Mr. Pruyn to Mr. Seward.
Sir: I have the honor to report to you that the ninety-third anniversary of our national independence was duly celebrated and respected in this capital.
The flags of the various foreign nations represented here were displayed from their respective legations; also that of Venezuela from the government mansion.
Mr. Villégas, the minister of foreign affairs in charge of the executive power, and also the secretary, Mr. Seijas, together with the diplomatic and consular corps, called on the legation, and the American citizens generally here also paid their respects.
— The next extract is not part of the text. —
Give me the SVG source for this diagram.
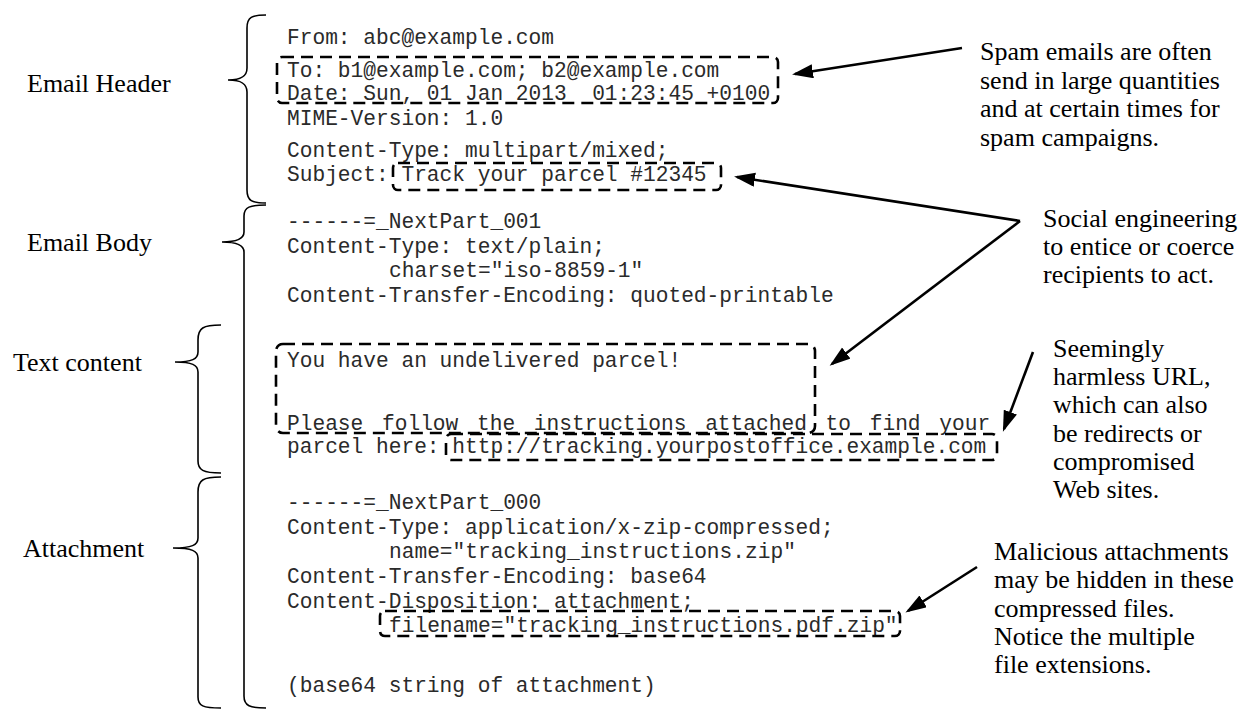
<svg xmlns="http://www.w3.org/2000/svg" width="1242" height="711" viewBox="0 0 1242 711">
  <style>
    .mono { font-family: "Liberation Mono", "Courier New", monospace; font-size: 21.2px; fill: #2a2a2a; white-space: pre; }
    .serif { font-family: "Liberation Serif", "Times New Roman", serif; font-size: 26px; fill: #000; }
    .brace { fill: none; stroke: #000; stroke-width: 1.6; }
    .box { fill: none; stroke: #000; stroke-width: 2.6; stroke-dasharray: 12 7; }
    .arrow { fill: none; stroke: #000; stroke-width: 2.6; marker-end: url(#head); }
  </style>
  <defs>
    <marker id="head" markerUnits="userSpaceOnUse" markerWidth="24" markerHeight="16" refX="18" refY="7" orient="auto">
      <path d="M0,0 L21,7 L0,14 z" fill="#000"/>
    </marker>
  </defs>
  <rect width="1242" height="711" fill="#fff"/>

  <!-- section braces and their labels -->
  <g id="email-header">
    <path class="brace" d="M266,15 C252,15 247,17 247,28 L247,68 C247,76 242,80 228,80 C242,80 247,84 247,92 L247,190 C247,201 252,203 266,203"/>
    <text class="serif" x="27" y="92">Email Header</text>
  </g>
  <g id="email-body">
    <path class="brace" d="M266,205 C250,205 244,207 244,216 L244,232 C244,238 238,242 222,242 C238,242 244,246 244,252 L244,696 C244,706 250,708 266,708"/>
    <text class="serif" x="27" y="251">Email Body</text>
  </g>
  <g id="text-content">
    <path class="brace" d="M221,325 C203,325 198,328 198,340 L198,352 C198,359 192,362 175,362 C192,362 198,365 198,372 L198,461 C198,470 203,473 221,473"/>
    <text class="serif" x="13" y="371">Text content</text>
  </g>
  <g id="attachment">
    <path class="brace" d="M221,477 C203,477 198,480 198,492 L198,538 C198,545 192,548 173,548 C192,548 198,551 198,558 L198,697 C198,706 203,708 221,708"/>
    <text class="serif" x="23" y="557">Attachment</text>
  </g>

  <!-- raw message source -->
  <g id="message-source">
    <text class="mono" x="287" y="44">From: abc@example.com</text>
    <text class="mono" x="287" y="77">To: b1@example.com; b2@example.com</text>
    <text class="mono" x="287" y="100" xml:space="preserve">Date: Sun, 01 Jan 2013  01:23:45 +0100</text>
    <text class="mono" x="287" y="125">MIME-Version: 1.0</text>
    <text class="mono" x="287" y="157">Content-Type: multipart/mixed;</text>
    <text class="mono" x="287" y="181">Subject: Track your parcel #12345</text>

    <text class="mono" x="287" y="228">------=_NextPart_001</text>
    <text class="mono" x="287" y="253">Content-Type: text/plain;</text>
    <text class="mono" x="389" y="277">charset="iso-8859-1"</text>
    <text class="mono" x="287" y="302">Content-Transfer-Encoding: quoted-printable</text>

    <text class="mono" x="287" y="367">You have an undelivered parcel!</text>
    <text class="mono" x="287" y="430" word-spacing="6">Please follow the instructions attached to find your</text>
    <text class="mono" x="287" y="453">parcel here: http://tracking.yourpostoffice.example.com</text>

    <text class="mono" x="287" y="509">------=_NextPart_000</text>
    <text class="mono" x="287" y="534">Content-Type: application/x-zip-compressed;</text>
    <text class="mono" x="389" y="558">name="tracking_instructions.zip"</text>
    <text class="mono" x="287" y="583">Content-Transfer-Encoding: base64</text>
    <text class="mono" x="287" y="608">Content-Disposition: attachment;</text>
    <text class="mono" x="389" y="632">filename="tracking_instructions.pdf.zip"</text>

    <text class="mono" x="287" y="692">(base64 string of attachment)</text>
  </g>

  <!-- dashed highlight boxes -->
  <g id="highlights">
    <rect id="hl-recipients" class="box" x="277" y="57" width="501" height="46" rx="5"/>
    <rect id="hl-subject" class="box" x="393" y="163" width="328" height="27" rx="5"/>
    <rect id="hl-text" class="box" x="276" y="344" width="539" height="89" rx="7"/>
    <rect id="hl-url" class="box" x="446" y="434" width="551" height="26" rx="5"/>
    <rect id="hl-filename" class="box" x="380" y="611" width="520" height="25" rx="5"/>
  </g>

  <!-- annotations -->
  <g id="note-spam">
    <text class="serif" x="980" y="60">Spam emails are often</text>
    <text class="serif" x="980" y="89">send in large quantities</text>
    <text class="serif" x="980" y="117">and at certain times for</text>
    <text class="serif" x="980" y="146">spam campaigns.</text>
  </g>
  <g id="note-social">
    <text class="serif" x="1043" y="227">Social engineering</text>
    <text class="serif" x="1043" y="255">to entice or coerce</text>
    <text class="serif" x="1043" y="283">recipients to act.</text>
  </g>
  <g id="note-url">
    <text class="serif" x="1053" y="357">Seemingly</text>
    <text class="serif" x="1053" y="385">harmless URL,</text>
    <text class="serif" x="1053" y="413">which can also</text>
    <text class="serif" x="1053" y="442">be redirects or</text>
    <text class="serif" x="1053" y="470">compromised</text>
    <text class="serif" x="1053" y="498">Web sites.</text>
  </g>
  <g id="note-attachment">
    <text class="serif" x="994" y="560">Malicious attachments</text>
    <text class="serif" x="994" y="588">may be hidden in these</text>
    <text class="serif" x="994" y="617">compressed files.</text>
    <text class="serif" x="994" y="645">Notice the multiple</text>
    <text class="serif" x="994" y="673">file extensions.</text>
  </g>

  <!-- connectors from notes to highlighted fields -->
  <g id="connectors">
    <line class="arrow" x1="962" y1="48" x2="795" y2="74"/>
    <line class="arrow" x1="1020" y1="221" x2="737" y2="177"/>
    <line class="arrow" x1="1020" y1="221" x2="832" y2="364"/>
    <line class="arrow" x1="1033" y1="352" x2="1004" y2="429"/>
    <line class="arrow" x1="977" y1="567" x2="908" y2="611"/>
  </g>
</svg>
Late on the afternoon of the 4th instant I received a communication from the minister of foreign affairs, informing me that the executive would receive on the 5th instant, that being the anniversary of Venezuelan independence. A translation of the communication above referred to will be found in inclosure No. 1.
On the morning of the 5th, in company with General David M. Talmage, United States commissioner, and one or two other American citizens of distinction, I called at the government mansion, where I found the whole cabinet, presided over by Mr. Villégas, the acting executive, receiving in the grand saloon. I paid my respects to the government in the following terms:
Mr. President: In felicitating the government and people of Venezuela, in the name of the government and people of the United States, on this great and joyous anniversary of Venezuelan independence, permit me to observe that this day, however [Page 951] precious to the people of this nation, and also to those of mine, has a far higher and more solemn import as being an anniversary, and one of most glorious, of the triumph of repulican principles.
The capacity of the masses for self-government has been proved by the terrible Ordeal of civil war in my own country, and also in yours, Mr. President. In both the result has been equally a triumph of liberal principles. And in the formation of this government, of which you, sir, are the distinguished head, the great doctrine of popular rights has been vindicated, and liberty and justice have been established here on a sure and enduring basis.
I need not tell you, Mr. President, that republican principles are slowly but surely, with irresistible force, spreading over the whole civilized world. The governments of Europe, while still preserving the name and appearance of monarchies, are rapidly becoming subservient to the will of the people, which they no longer dare resist. The great reforms in England, the consolidation of the German and Italian nations, and many other events, apparent to all, conclusively prove this.
Although republican doctrines may be found in the writings of extreme antiquity, yet, sir, before the advent of our Lord and Saviour, Jesus Christ, but little regard was paid by the powerful few to the rights and needs of the suffering masses of humanity.
The sublime example and teachings of our Lord have so purified and inspired the human heart that all men, worthy of the name of men, strive and pray that just and liberal governments may be everywhere established. “Give us,” said the immortal Lincoln, “a government of the people, for the people, and by the people, in which all shall have equal rights, without distinction of race or color.”
We, Mr. President, may soon pass away from this life, our nations and even our race may perish in the course of events; but, sir, the republican principles of equal rights and popular government, which we profess, will endure as long as human society shall exist, and the Christian religion prevail among men. Permit me, sir, to offer to you and your government the assurances of my most distinguished consideration.
Mr. Villégas replied briefly, in suitable and dignified terms, after which the interview terminated.
Later in the day the legation called on the surviving heroes who fought and bled for Venezuelan independence, Generals Monagas, Soublete, and Blanco, and also on the family of General Paez. This compliment was highly appreciated by them, and handsomely acknowledged by the public press.
I am, sir, very respectfully, your obedient servant,
Hon. William H. Seward, Secretary of State, Washington, D. C.